## PROBLEM STATEMENT:
Take the material below and retype it in full; pictures are left out.

-- START SOURCE MATERIAL --

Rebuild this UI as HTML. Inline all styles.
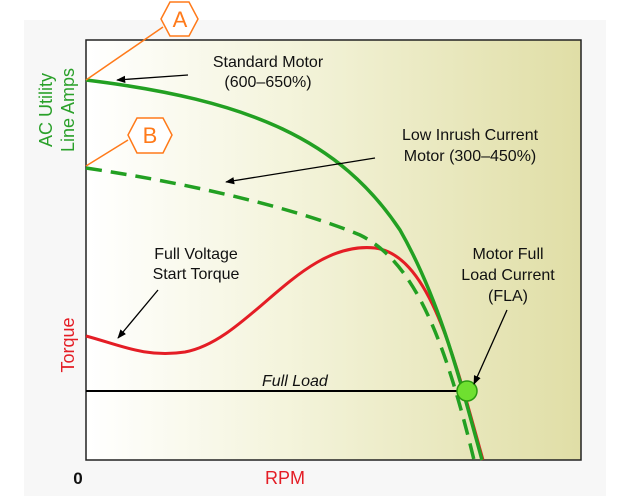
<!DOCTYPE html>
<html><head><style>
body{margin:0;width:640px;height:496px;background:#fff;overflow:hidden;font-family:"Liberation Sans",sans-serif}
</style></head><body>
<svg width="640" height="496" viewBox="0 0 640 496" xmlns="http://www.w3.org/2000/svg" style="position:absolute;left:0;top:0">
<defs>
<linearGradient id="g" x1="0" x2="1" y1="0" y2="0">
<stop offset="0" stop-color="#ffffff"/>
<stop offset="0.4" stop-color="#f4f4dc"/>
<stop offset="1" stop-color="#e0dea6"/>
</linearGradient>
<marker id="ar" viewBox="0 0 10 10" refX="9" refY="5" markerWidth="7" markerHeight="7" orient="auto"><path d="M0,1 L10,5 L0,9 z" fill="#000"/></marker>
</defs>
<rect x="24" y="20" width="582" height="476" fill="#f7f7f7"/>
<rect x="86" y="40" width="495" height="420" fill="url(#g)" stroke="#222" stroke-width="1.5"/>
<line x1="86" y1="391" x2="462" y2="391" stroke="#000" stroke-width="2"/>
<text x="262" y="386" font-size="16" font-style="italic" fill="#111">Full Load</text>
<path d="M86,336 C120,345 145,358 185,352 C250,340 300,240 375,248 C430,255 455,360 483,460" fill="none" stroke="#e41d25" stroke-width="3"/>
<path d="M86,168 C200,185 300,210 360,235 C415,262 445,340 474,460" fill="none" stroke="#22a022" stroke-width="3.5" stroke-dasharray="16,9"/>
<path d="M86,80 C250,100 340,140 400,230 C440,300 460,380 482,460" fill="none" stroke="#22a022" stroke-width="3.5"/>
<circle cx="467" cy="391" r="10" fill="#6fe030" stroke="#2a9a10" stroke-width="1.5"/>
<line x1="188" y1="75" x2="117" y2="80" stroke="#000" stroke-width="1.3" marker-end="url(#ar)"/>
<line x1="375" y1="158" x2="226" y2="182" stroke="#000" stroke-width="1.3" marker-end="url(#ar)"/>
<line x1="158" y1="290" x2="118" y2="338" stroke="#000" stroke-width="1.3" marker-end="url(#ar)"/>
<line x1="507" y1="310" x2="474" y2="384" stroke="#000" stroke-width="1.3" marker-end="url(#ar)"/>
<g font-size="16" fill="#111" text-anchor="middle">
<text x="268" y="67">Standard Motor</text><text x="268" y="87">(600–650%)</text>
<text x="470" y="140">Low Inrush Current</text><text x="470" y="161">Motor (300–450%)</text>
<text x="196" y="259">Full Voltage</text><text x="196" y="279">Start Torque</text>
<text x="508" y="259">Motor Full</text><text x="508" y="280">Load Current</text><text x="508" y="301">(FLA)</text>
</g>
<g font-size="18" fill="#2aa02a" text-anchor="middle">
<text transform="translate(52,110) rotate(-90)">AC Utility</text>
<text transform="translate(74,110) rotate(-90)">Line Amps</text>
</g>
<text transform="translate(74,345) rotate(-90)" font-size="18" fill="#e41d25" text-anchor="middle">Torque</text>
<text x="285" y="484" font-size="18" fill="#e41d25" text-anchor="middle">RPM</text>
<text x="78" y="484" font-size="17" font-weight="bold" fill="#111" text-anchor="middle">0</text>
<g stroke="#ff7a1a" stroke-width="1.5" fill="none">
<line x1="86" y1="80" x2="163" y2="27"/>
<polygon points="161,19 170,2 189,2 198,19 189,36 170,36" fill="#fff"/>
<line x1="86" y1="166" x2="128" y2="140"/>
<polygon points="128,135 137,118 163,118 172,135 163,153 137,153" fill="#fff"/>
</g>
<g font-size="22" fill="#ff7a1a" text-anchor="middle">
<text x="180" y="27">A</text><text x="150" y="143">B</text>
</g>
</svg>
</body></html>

-- END SOURCE MATERIAL --

## RESPONSE:
Rebuild this UI as HTML. Inline all styles.
<!DOCTYPE html>
<html><head><style>
body{margin:0;width:640px;height:496px;background:#fff;overflow:hidden;font-family:"Liberation Sans",sans-serif}
</style></head><body>
<svg width="640" height="496" viewBox="0 0 640 496" xmlns="http://www.w3.org/2000/svg" style="position:absolute;left:0;top:0">
<defs>
<linearGradient id="g" x1="0" x2="1" y1="0" y2="0">
<stop offset="0" stop-color="#ffffff"/>
<stop offset="0.4" stop-color="#f4f4dc"/>
<stop offset="1" stop-color="#e0dea6"/>
</linearGradient>
<marker id="ar" viewBox="0 0 10 10" refX="9" refY="5" markerWidth="7" markerHeight="7" orient="auto"><path d="M0,1 L10,5 L0,9 z" fill="#000"/></marker>
</defs>
<rect x="24" y="20" width="582" height="476" fill="#f7f7f7"/>
<rect x="86" y="40" width="495" height="420" fill="url(#g)" stroke="#222" stroke-width="1.5"/>
<line x1="86" y1="391" x2="462" y2="391" stroke="#000" stroke-width="2"/>
<text x="262" y="386" font-size="16" font-style="italic" fill="#111">Full Load</text>
<path d="M86,336 C120,345 145,358 185,352 C250,340 300,240 375,248 C430,255 455,360 483,460" fill="none" stroke="#e41d25" stroke-width="3"/>
<path d="M86,168 C200,185 300,210 360,235 C415,262 445,340 474,460" fill="none" stroke="#22a022" stroke-width="3.5" stroke-dasharray="16,9"/>
<path d="M86,80 C250,100 340,140 400,230 C440,300 460,380 482,460" fill="none" stroke="#22a022" stroke-width="3.5"/>
<circle cx="467" cy="391" r="10" fill="#6fe030" stroke="#2a9a10" stroke-width="1.5"/>
<line x1="188" y1="75" x2="117" y2="80" stroke="#000" stroke-width="1.3" marker-end="url(#ar)"/>
<line x1="375" y1="158" x2="226" y2="182" stroke="#000" stroke-width="1.3" marker-end="url(#ar)"/>
<line x1="158" y1="290" x2="118" y2="338" stroke="#000" stroke-width="1.3" marker-end="url(#ar)"/>
<line x1="507" y1="310" x2="474" y2="384" stroke="#000" stroke-width="1.3" marker-end="url(#ar)"/>
<g font-size="16" fill="#111" text-anchor="middle">
<text x="268" y="67">Standard Motor</text><text x="268" y="87">(600–650%)</text>
<text x="470" y="140">Low Inrush Current</text><text x="470" y="161">Motor (300–450%)</text>
<text x="196" y="259">Full Voltage</text><text x="196" y="279">Start Torque</text>
<text x="508" y="259">Motor Full</text><text x="508" y="280">Load Current</text><text x="508" y="301">(FLA)</text>
</g>
<g font-size="18" fill="#2aa02a" text-anchor="middle">
<text transform="translate(52,110) rotate(-90)">AC Utility</text>
<text transform="translate(74,110) rotate(-90)">Line Amps</text>
</g>
<text transform="translate(74,345) rotate(-90)" font-size="18" fill="#e41d25" text-anchor="middle">Torque</text>
<text x="285" y="484" font-size="18" fill="#e41d25" text-anchor="middle">RPM</text>
<text x="78" y="484" font-size="17" font-weight="bold" fill="#111" text-anchor="middle">0</text>
<g stroke="#ff7a1a" stroke-width="1.5" fill="none">
<line x1="86" y1="80" x2="163" y2="27"/>
<polygon points="161,19 170,2 189,2 198,19 189,36 170,36" fill="#fff"/>
<line x1="86" y1="166" x2="128" y2="140"/>
<polygon points="128,135 137,118 163,118 172,135 163,153 137,153" fill="#fff"/>
</g>
<g font-size="22" fill="#ff7a1a" text-anchor="middle">
<text x="180" y="27">A</text><text x="150" y="143">B</text>
</g>
</svg>
</body></html>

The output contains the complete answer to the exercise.